• INSTRUCTIONS TO FOLLOW
Exactly the lines from the one containing "Output the web" through the one containing "const pieDomY = [(H" are to be returned, please, without any pictures.

• GIVEN DATA
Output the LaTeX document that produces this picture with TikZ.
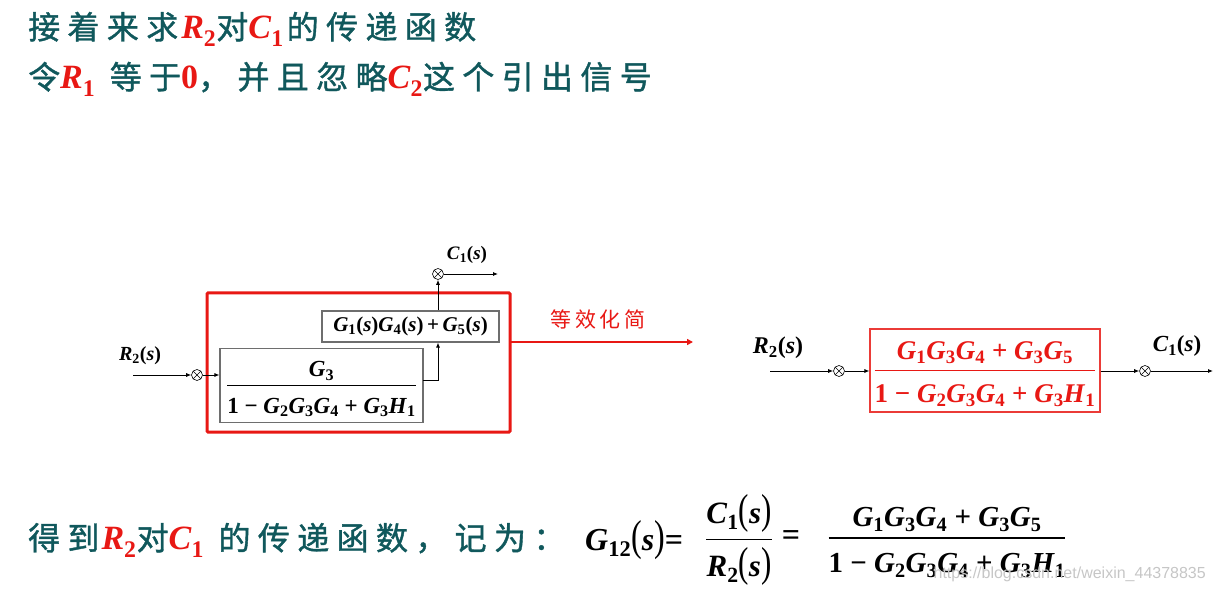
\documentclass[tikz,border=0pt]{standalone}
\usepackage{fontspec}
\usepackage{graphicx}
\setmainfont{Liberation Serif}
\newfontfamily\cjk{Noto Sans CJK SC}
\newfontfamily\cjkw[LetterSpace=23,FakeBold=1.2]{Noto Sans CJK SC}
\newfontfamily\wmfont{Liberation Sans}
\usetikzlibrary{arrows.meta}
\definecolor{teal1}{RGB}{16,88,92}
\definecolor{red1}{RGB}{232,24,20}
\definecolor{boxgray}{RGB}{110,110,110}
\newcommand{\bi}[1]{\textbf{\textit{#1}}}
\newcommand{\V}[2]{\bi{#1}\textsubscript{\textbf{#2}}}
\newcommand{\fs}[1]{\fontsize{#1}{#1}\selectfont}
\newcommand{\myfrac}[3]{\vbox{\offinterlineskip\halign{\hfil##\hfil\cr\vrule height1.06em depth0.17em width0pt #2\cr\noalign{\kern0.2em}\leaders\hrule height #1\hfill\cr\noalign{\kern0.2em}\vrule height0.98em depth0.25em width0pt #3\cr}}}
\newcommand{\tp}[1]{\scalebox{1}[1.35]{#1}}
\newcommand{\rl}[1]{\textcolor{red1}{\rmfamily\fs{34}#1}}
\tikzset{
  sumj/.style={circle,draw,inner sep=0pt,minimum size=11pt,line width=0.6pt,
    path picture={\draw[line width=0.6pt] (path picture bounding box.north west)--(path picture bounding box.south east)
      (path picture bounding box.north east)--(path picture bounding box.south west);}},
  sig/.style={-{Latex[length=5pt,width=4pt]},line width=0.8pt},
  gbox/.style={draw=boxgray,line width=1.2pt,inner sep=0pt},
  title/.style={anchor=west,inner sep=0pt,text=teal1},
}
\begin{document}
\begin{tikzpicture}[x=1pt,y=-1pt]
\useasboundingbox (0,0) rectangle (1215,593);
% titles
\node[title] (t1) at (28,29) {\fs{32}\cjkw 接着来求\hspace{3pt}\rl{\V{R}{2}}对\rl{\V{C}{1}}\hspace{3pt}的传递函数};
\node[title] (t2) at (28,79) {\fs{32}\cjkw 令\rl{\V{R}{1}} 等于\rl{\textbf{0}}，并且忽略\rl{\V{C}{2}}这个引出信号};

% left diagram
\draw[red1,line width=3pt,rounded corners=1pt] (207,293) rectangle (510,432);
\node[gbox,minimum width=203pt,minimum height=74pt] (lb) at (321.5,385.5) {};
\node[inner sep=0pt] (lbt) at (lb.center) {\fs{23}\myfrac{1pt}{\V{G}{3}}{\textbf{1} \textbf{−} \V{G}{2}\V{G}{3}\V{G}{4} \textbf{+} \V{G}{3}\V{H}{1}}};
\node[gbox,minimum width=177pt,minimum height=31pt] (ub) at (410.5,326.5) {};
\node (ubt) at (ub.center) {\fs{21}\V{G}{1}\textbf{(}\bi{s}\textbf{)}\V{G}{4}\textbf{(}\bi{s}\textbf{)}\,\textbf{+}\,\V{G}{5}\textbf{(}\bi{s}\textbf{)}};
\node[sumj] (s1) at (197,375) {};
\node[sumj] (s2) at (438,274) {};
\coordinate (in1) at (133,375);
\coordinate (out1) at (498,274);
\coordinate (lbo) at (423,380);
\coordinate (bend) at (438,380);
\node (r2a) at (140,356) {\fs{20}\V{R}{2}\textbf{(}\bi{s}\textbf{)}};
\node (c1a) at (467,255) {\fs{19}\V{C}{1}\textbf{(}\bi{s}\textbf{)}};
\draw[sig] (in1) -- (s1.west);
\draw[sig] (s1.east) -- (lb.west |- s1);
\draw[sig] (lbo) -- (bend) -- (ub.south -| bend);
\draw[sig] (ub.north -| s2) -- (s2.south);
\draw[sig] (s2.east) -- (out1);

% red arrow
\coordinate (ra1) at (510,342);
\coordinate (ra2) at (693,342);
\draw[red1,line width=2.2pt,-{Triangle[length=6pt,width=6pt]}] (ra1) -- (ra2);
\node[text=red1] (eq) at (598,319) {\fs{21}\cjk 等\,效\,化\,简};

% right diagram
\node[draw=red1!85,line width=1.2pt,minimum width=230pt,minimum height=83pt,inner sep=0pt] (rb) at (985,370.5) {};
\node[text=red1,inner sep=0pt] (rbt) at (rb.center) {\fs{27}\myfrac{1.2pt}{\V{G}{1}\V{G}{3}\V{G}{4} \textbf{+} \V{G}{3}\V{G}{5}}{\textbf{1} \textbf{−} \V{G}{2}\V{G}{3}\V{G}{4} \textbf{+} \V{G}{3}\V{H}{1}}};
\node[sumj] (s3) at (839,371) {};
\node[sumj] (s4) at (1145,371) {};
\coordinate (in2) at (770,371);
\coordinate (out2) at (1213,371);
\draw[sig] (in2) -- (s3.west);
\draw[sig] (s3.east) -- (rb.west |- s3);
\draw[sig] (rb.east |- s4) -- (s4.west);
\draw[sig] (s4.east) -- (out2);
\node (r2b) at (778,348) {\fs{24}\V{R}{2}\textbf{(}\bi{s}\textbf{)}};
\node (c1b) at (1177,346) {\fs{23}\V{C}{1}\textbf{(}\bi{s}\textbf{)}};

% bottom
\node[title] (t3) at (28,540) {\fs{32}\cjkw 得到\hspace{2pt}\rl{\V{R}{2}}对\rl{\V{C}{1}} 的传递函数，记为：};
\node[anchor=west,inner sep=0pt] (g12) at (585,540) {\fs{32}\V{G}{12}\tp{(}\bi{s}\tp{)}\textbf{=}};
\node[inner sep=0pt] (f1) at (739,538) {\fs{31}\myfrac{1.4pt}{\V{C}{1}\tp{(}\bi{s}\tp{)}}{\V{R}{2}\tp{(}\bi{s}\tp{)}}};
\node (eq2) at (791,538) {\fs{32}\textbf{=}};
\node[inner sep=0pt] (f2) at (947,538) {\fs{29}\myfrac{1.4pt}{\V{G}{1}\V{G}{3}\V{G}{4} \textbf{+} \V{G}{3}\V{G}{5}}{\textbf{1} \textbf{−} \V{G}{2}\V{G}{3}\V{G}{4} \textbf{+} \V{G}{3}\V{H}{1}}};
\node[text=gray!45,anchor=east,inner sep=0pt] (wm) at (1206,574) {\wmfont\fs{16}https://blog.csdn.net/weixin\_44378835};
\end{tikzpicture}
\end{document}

==

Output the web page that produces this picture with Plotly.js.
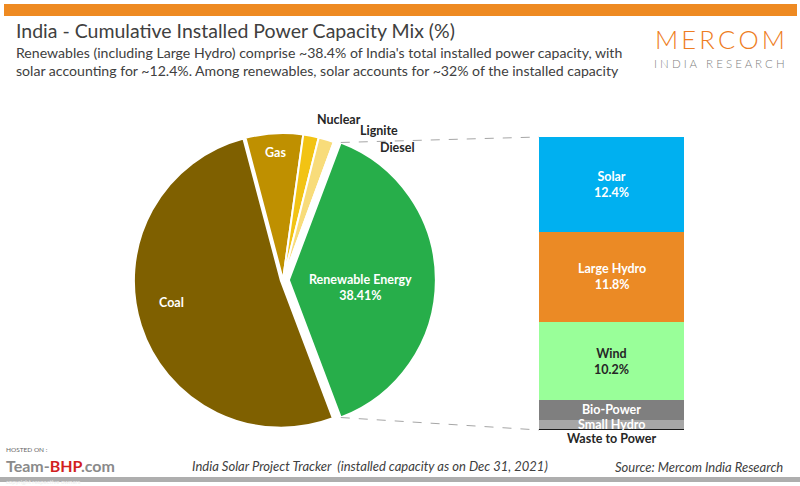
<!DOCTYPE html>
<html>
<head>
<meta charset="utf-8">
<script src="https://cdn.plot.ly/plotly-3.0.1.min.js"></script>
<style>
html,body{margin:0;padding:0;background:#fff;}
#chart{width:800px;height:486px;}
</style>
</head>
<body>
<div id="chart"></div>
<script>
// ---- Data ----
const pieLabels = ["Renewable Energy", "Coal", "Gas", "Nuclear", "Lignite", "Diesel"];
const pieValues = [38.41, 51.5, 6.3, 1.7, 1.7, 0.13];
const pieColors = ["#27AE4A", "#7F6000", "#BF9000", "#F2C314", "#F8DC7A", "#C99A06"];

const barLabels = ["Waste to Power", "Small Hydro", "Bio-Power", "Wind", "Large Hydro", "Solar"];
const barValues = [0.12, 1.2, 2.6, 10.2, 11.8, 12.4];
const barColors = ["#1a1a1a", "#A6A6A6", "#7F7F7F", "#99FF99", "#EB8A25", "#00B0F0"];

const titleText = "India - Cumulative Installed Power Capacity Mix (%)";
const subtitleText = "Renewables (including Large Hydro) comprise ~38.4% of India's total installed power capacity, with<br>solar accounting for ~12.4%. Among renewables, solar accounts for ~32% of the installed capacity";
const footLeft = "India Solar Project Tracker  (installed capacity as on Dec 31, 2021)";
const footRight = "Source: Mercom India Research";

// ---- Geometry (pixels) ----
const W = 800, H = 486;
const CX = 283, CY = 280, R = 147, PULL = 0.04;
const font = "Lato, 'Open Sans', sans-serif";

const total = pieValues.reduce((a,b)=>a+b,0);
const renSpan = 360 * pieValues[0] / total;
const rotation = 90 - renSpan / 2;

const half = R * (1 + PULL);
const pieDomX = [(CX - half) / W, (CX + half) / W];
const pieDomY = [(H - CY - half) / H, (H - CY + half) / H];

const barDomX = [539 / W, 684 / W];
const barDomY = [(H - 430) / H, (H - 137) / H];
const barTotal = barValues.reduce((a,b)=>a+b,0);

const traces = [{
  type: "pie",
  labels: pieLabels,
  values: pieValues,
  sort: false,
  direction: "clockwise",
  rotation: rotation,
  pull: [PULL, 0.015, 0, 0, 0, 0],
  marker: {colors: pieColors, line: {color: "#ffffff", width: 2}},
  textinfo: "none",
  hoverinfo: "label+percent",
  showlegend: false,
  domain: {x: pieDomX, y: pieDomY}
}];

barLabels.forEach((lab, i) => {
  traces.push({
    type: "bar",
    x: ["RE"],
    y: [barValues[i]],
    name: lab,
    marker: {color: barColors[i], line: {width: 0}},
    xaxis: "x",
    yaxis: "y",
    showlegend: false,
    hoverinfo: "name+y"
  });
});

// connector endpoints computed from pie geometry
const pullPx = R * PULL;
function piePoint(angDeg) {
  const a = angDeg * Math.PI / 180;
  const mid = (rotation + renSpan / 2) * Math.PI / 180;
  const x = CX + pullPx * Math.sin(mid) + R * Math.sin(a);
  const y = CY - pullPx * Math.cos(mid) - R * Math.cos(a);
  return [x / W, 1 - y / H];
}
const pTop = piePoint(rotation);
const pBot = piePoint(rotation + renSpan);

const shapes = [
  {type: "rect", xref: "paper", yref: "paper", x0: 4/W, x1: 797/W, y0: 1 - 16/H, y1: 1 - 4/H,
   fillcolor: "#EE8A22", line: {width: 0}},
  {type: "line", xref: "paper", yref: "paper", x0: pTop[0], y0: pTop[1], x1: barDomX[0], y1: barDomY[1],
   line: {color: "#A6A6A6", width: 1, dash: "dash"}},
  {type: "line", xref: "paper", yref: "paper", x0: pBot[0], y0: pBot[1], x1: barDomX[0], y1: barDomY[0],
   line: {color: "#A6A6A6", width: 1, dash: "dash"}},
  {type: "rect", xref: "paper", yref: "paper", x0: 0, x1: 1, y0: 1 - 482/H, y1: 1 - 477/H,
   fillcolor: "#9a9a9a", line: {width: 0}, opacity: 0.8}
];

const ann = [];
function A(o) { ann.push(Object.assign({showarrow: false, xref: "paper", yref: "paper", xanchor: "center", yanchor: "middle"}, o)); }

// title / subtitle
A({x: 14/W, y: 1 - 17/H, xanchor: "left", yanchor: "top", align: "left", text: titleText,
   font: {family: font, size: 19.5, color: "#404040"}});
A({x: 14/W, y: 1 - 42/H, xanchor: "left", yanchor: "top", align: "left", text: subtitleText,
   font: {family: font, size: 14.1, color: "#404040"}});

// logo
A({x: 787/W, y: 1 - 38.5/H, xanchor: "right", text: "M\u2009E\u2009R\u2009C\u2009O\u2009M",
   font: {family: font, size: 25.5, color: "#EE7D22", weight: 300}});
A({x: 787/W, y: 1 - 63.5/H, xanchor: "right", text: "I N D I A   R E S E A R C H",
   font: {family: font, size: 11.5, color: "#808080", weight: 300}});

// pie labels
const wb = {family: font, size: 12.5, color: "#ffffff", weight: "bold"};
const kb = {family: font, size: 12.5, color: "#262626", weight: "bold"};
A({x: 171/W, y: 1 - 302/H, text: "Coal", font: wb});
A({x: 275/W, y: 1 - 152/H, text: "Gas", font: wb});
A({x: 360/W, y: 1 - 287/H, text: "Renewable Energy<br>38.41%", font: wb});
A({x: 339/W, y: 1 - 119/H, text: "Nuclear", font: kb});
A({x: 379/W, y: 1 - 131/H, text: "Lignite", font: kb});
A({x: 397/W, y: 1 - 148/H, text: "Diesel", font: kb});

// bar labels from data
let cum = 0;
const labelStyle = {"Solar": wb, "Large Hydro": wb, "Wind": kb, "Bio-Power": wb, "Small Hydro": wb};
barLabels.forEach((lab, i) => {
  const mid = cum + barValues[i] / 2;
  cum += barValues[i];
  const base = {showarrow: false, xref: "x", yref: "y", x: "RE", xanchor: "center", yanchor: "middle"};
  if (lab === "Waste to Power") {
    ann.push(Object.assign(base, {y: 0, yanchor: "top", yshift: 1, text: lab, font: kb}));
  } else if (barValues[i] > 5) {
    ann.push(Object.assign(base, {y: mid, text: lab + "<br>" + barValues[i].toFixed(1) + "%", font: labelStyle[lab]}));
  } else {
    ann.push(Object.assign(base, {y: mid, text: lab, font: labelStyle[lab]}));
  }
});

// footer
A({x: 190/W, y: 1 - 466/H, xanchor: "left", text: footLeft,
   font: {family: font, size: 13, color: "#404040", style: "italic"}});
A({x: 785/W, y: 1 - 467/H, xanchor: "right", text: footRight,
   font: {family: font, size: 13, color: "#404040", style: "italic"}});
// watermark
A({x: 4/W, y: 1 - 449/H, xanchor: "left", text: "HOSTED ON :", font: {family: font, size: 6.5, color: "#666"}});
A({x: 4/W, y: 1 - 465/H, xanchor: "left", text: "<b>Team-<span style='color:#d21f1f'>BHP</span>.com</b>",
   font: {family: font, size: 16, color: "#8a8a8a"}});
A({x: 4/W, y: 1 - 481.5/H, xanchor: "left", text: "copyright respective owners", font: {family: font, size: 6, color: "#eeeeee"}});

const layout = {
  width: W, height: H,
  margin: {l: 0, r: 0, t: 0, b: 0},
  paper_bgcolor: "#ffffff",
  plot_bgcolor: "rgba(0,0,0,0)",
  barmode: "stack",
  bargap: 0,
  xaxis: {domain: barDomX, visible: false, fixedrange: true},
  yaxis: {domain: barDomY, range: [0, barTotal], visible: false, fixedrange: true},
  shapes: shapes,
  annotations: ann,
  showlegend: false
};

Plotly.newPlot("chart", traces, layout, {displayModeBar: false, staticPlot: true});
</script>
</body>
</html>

• RESULT OF THIS EXERCISE
Output the web page that produces this picture with Plotly.js.
<!DOCTYPE html>
<html>
<head>
<meta charset="utf-8">
<script src="https://cdn.plot.ly/plotly-3.0.1.min.js"></script>
<style>
html,body{margin:0;padding:0;background:#fff;}
#chart{width:800px;height:486px;}
</style>
</head>
<body>
<div id="chart"></div>
<script>
// ---- Data ----
const pieLabels = ["Renewable Energy", "Coal", "Gas", "Nuclear", "Lignite", "Diesel"];
const pieValues = [38.41, 51.5, 6.3, 1.7, 1.7, 0.13];
const pieColors = ["#27AE4A", "#7F6000", "#BF9000", "#F2C314", "#F8DC7A", "#C99A06"];

const barLabels = ["Waste to Power", "Small Hydro", "Bio-Power", "Wind", "Large Hydro", "Solar"];
const barValues = [0.12, 1.2, 2.6, 10.2, 11.8, 12.4];
const barColors = ["#1a1a1a", "#A6A6A6", "#7F7F7F", "#99FF99", "#EB8A25", "#00B0F0"];

const titleText = "India - Cumulative Installed Power Capacity Mix (%)";
const subtitleText = "Renewables (including Large Hydro) comprise ~38.4% of India's total installed power capacity, with<br>solar accounting for ~12.4%. Among renewables, solar accounts for ~32% of the installed capacity";
const footLeft = "India Solar Project Tracker  (installed capacity as on Dec 31, 2021)";
const footRight = "Source: Mercom India Research";

// ---- Geometry (pixels) ----
const W = 800, H = 486;
const CX = 283, CY = 280, R = 147, PULL = 0.04;
const font = "Lato, 'Open Sans', sans-serif";

const total = pieValues.reduce((a,b)=>a+b,0);
const renSpan = 360 * pieValues[0] / total;
const rotation = 90 - renSpan / 2;

const half = R * (1 + PULL);
const pieDomX = [(CX - half) / W, (CX + half) / W];
const pieDomY = [(H - CY - half) / H, (H - CY + half) / H];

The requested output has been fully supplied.